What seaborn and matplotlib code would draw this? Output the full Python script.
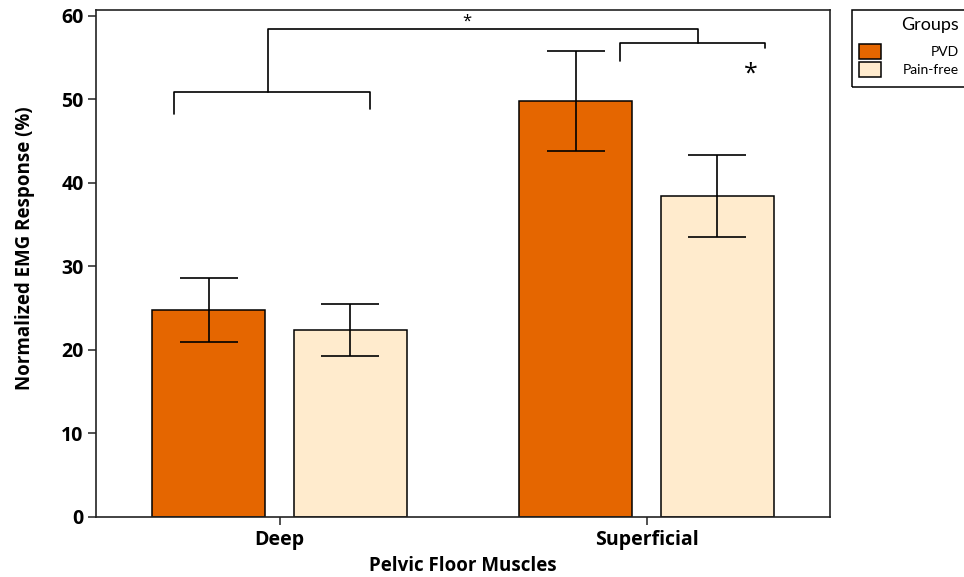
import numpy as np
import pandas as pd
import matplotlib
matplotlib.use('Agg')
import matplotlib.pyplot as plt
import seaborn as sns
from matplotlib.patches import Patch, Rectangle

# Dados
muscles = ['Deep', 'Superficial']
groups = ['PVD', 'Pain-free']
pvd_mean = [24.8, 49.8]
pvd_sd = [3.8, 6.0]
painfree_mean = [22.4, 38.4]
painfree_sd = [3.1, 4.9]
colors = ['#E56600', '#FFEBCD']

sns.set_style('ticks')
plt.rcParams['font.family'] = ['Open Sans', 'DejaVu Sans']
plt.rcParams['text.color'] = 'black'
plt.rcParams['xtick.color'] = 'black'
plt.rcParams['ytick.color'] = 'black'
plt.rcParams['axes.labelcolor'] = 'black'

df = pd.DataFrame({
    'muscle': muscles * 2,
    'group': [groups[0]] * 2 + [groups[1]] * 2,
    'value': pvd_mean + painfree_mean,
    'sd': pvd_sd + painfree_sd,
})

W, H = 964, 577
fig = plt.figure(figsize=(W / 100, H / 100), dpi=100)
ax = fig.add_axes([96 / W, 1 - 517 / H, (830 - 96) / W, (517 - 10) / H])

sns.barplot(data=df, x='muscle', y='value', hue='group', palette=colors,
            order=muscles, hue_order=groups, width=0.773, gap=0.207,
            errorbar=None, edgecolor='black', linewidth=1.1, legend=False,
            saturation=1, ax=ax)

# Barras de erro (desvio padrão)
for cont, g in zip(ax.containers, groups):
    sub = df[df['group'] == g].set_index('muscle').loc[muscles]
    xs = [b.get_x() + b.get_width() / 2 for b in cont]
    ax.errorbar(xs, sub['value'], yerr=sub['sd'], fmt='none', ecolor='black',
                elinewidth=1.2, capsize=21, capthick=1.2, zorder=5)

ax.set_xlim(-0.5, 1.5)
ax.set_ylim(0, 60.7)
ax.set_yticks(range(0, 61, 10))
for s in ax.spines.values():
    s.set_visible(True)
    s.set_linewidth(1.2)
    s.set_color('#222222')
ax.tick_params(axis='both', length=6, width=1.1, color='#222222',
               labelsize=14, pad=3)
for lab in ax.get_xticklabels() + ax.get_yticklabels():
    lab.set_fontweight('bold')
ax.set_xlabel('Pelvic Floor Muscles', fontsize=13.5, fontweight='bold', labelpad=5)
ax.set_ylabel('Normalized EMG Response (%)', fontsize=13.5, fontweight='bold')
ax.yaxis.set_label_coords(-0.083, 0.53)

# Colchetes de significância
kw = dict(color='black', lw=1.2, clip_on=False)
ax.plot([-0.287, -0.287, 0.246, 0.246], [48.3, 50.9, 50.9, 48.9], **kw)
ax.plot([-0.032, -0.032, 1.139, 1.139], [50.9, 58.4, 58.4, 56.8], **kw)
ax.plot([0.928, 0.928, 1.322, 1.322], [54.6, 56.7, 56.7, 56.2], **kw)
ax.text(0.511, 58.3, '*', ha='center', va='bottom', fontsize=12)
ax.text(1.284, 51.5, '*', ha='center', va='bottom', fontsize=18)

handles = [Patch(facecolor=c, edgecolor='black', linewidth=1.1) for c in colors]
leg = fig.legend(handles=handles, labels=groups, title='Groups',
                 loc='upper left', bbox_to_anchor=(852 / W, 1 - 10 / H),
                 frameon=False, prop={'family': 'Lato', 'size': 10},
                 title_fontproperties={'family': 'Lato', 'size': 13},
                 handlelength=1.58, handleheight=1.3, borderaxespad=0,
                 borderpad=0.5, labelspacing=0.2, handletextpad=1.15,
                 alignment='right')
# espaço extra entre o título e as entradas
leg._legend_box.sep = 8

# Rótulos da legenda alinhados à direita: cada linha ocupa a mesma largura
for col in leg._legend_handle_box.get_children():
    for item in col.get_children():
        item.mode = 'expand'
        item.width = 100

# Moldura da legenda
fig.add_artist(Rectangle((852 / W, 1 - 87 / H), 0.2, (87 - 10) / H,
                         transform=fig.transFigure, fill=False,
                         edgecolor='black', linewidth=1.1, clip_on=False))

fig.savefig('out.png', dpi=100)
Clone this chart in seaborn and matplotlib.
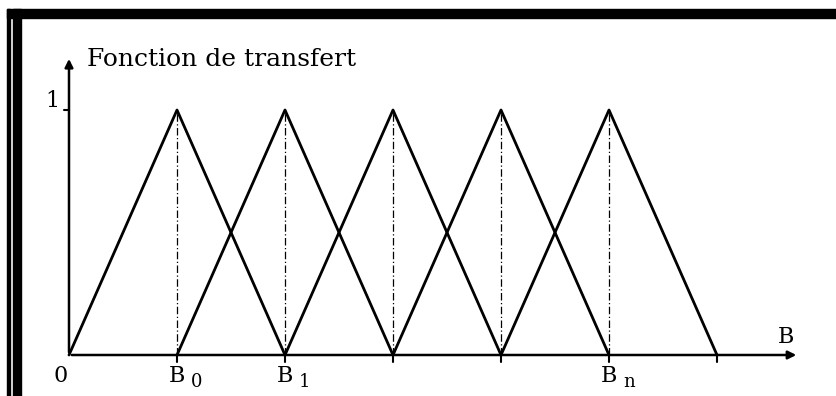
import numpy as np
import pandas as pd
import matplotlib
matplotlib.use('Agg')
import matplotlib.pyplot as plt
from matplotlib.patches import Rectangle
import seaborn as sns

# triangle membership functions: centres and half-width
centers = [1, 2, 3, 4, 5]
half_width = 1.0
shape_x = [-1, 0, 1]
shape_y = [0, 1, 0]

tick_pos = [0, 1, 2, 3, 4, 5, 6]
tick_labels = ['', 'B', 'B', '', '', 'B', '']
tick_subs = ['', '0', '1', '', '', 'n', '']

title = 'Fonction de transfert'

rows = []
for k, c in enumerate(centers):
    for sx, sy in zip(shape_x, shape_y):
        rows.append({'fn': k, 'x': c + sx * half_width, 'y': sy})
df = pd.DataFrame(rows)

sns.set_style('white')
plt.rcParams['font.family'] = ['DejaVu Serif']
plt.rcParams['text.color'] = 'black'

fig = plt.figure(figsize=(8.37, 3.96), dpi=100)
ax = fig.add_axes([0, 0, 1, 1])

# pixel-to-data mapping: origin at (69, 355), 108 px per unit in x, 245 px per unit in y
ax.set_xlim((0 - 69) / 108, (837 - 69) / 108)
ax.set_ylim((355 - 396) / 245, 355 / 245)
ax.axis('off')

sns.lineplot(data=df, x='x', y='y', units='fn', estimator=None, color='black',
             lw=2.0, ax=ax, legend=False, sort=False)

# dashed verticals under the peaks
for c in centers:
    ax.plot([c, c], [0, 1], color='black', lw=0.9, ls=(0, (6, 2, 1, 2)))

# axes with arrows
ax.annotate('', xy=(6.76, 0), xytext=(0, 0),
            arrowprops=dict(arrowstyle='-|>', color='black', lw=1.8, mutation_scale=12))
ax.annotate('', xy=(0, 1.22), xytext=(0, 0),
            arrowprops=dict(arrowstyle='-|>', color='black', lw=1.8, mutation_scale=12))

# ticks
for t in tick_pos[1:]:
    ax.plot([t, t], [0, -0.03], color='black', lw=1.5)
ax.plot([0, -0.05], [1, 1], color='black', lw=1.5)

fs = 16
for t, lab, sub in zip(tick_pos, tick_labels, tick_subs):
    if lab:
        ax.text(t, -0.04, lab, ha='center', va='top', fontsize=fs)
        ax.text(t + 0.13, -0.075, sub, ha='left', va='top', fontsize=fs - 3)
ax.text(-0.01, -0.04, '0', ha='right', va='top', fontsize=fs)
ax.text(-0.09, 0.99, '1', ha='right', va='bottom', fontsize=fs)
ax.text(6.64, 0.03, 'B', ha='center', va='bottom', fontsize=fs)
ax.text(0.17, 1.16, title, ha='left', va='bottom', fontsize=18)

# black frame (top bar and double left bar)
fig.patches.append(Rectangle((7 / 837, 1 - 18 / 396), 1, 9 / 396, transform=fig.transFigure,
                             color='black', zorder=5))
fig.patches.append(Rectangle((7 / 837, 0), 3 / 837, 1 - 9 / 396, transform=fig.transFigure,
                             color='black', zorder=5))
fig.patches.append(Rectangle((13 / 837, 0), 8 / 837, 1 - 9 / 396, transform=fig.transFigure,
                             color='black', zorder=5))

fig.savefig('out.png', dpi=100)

|---|

What the exercise asks. Exactly reproduce the entries above, minus the pictures.

Answer to the task.
What seaborn and matplotlib code would draw this? Output the full Python script.
import numpy as np
import pandas as pd
import matplotlib
matplotlib.use('Agg')
import matplotlib.pyplot as plt
import seaborn as sns
from matplotlib.patches import Patch, Rectangle

# Dados
muscles = ['Deep', 'Superficial']
groups = ['PVD', 'Pain-free']
pvd_mean = [24.8, 49.8]
pvd_sd = [3.8, 6.0]
painfree_mean = [22.4, 38.4]
painfree_sd = [3.1, 4.9]
colors = ['#E56600', '#FFEBCD']

sns.set_style('ticks')
plt.rcParams['font.family'] = ['Open Sans', 'DejaVu Sans']
plt.rcParams['text.color'] = 'black'
plt.rcParams['xtick.color'] = 'black'
plt.rcParams['ytick.color'] = 'black'
plt.rcParams['axes.labelcolor'] = 'black'

df = pd.DataFrame({
    'muscle': muscles * 2,
    'group': [groups[0]] * 2 + [groups[1]] * 2,
    'value': pvd_mean + painfree_mean,
    'sd': pvd_sd + painfree_sd,
})

W, H = 964, 577
fig = plt.figure(figsize=(W / 100, H / 100), dpi=100)
ax = fig.add_axes([96 / W, 1 - 517 / H, (830 - 96) / W, (517 - 10) / H])

sns.barplot(data=df, x='muscle', y='value', hue='group', palette=colors,
            order=muscles, hue_order=groups, width=0.773, gap=0.207,
            errorbar=None, edgecolor='black', linewidth=1.1, legend=False,
            saturation=1, ax=ax)

# Barras de erro (desvio padrão)
for cont, g in zip(ax.containers, groups):
    sub = df[df['group'] == g].set_index('muscle').loc[muscles]
    xs = [b.get_x() + b.get_width() / 2 for b in cont]
    ax.errorbar(xs, sub['value'], yerr=sub['sd'], fmt='none', ecolor='black',
                elinewidth=1.2, capsize=21, capthick=1.2, zorder=5)

ax.set_xlim(-0.5, 1.5)
ax.set_ylim(0, 60.7)
ax.set_yticks(range(0, 61, 10))
for s in ax.spines.values():
    s.set_visible(True)
    s.set_linewidth(1.2)
    s.set_color('#222222')
ax.tick_params(axis='both', length=6, width=1.1, color='#222222',
               labelsize=14, pad=3)
for lab in ax.get_xticklabels() + ax.get_yticklabels():
    lab.set_fontweight('bold')
ax.set_xlabel('Pelvic Floor Muscles', fontsize=13.5, fontweight='bold', labelpad=5)
ax.set_ylabel('Normalized EMG Response (%)', fontsize=13.5, fontweight='bold')
ax.yaxis.set_label_coords(-0.083, 0.53)

# Colchetes de significância
kw = dict(color='black', lw=1.2, clip_on=False)
ax.plot([-0.287, -0.287, 0.246, 0.246], [48.3, 50.9, 50.9, 48.9], **kw)
ax.plot([-0.032, -0.032, 1.139, 1.139], [50.9, 58.4, 58.4, 56.8], **kw)
ax.plot([0.928, 0.928, 1.322, 1.322], [54.6, 56.7, 56.7, 56.2], **kw)
ax.text(0.511, 58.3, '*', ha='center', va='bottom', fontsize=12)
ax.text(1.284, 51.5, '*', ha='center', va='bottom', fontsize=18)

handles = [Patch(facecolor=c, edgecolor='black', linewidth=1.1) for c in colors]
leg = fig.legend(handles=handles, labels=groups, title='Groups',
                 loc='upper left', bbox_to_anchor=(852 / W, 1 - 10 / H),
                 frameon=False, prop={'family': 'Lato', 'size': 10},
                 title_fontproperties={'family': 'Lato', 'size': 13},
                 handlelength=1.58, handleheight=1.3, borderaxespad=0,
                 borderpad=0.5, labelspacing=0.2, handletextpad=1.15,
                 alignment='right')
# espaço extra entre o título e as entradas
leg._legend_box.sep = 8

# Rótulos da legenda alinhados à direita: cada linha ocupa a mesma largura
for col in leg._legend_handle_box.get_children():
    for item in col.get_children():
        item.mode = 'expand'
        item.width = 100

# Moldura da legenda
fig.add_artist(Rectangle((852 / W, 1 - 87 / H), 0.2, (87 - 10) / H,
                         transform=fig.transFigure, fill=False,
                         edgecolor='black', linewidth=1.1, clip_on=False))

fig.savefig('out.png', dpi=100)
Clone this chart in seaborn and matplotlib.
import numpy as np
import pandas as pd
import matplotlib
matplotlib.use('Agg')
import matplotlib.pyplot as plt
from matplotlib.patches import Rectangle
import seaborn as sns

# triangle membership functions: centres and half-width
centers = [1, 2, 3, 4, 5]
half_width = 1.0
shape_x = [-1, 0, 1]
shape_y = [0, 1, 0]

tick_pos = [0, 1, 2, 3, 4, 5, 6]
tick_labels = ['', 'B', 'B', '', '', 'B', '']
tick_subs = ['', '0', '1', '', '', 'n', '']

title = 'Fonction de transfert'

rows = []
for k, c in enumerate(centers):
    for sx, sy in zip(shape_x, shape_y):
        rows.append({'fn': k, 'x': c + sx * half_width, 'y': sy})
df = pd.DataFrame(rows)

sns.set_style('white')
plt.rcParams['font.family'] = ['DejaVu Serif']
plt.rcParams['text.color'] = 'black'

fig = plt.figure(figsize=(8.37, 3.96), dpi=100)
ax = fig.add_axes([0, 0, 1, 1])

# pixel-to-data mapping: origin at (69, 355), 108 px per unit in x, 245 px per unit in y
ax.set_xlim((0 - 69) / 108, (837 - 69) / 108)
ax.set_ylim((355 - 396) / 245, 355 / 245)
ax.axis('off')

sns.lineplot(data=df, x='x', y='y', units='fn', estimator=None, color='black',
             lw=2.0, ax=ax, legend=False, sort=False)

# dashed verticals under the peaks
for c in centers:
    ax.plot([c, c], [0, 1], color='black', lw=0.9, ls=(0, (6, 2, 1, 2)))

# axes with arrows
ax.annotate('', xy=(6.76, 0), xytext=(0, 0),
            arrowprops=dict(arrowstyle='-|>', color='black', lw=1.8, mutation_scale=12))
ax.annotate('', xy=(0, 1.22), xytext=(0, 0),
            arrowprops=dict(arrowstyle='-|>', color='black', lw=1.8, mutation_scale=12))

# ticks
for t in tick_pos[1:]:
    ax.plot([t, t], [0, -0.03], color='black', lw=1.5)
ax.plot([0, -0.05], [1, 1], color='black', lw=1.5)

fs = 16
for t, lab, sub in zip(tick_pos, tick_labels, tick_subs):
    if lab:
        ax.text(t, -0.04, lab, ha='center', va='top', fontsize=fs)
        ax.text(t + 0.13, -0.075, sub, ha='left', va='top', fontsize=fs - 3)
ax.text(-0.01, -0.04, '0', ha='right', va='top', fontsize=fs)
ax.text(-0.09, 0.99, '1', ha='right', va='bottom', fontsize=fs)
ax.text(6.64, 0.03, 'B', ha='center', va='bottom', fontsize=fs)
ax.text(0.17, 1.16, title, ha='left', va='bottom', fontsize=18)

# black frame (top bar and double left bar)
fig.patches.append(Rectangle((7 / 837, 1 - 18 / 396), 1, 9 / 396, transform=fig.transFigure,
                             color='black', zorder=5))
fig.patches.append(Rectangle((7 / 837, 0), 3 / 837, 1 - 9 / 396, transform=fig.transFigure,
                             color='black', zorder=5))
fig.patches.append(Rectangle((13 / 837, 0), 8 / 837, 1 - 9 / 396, transform=fig.transFigure,
                             color='black', zorder=5))

fig.savefig('out.png', dpi=100)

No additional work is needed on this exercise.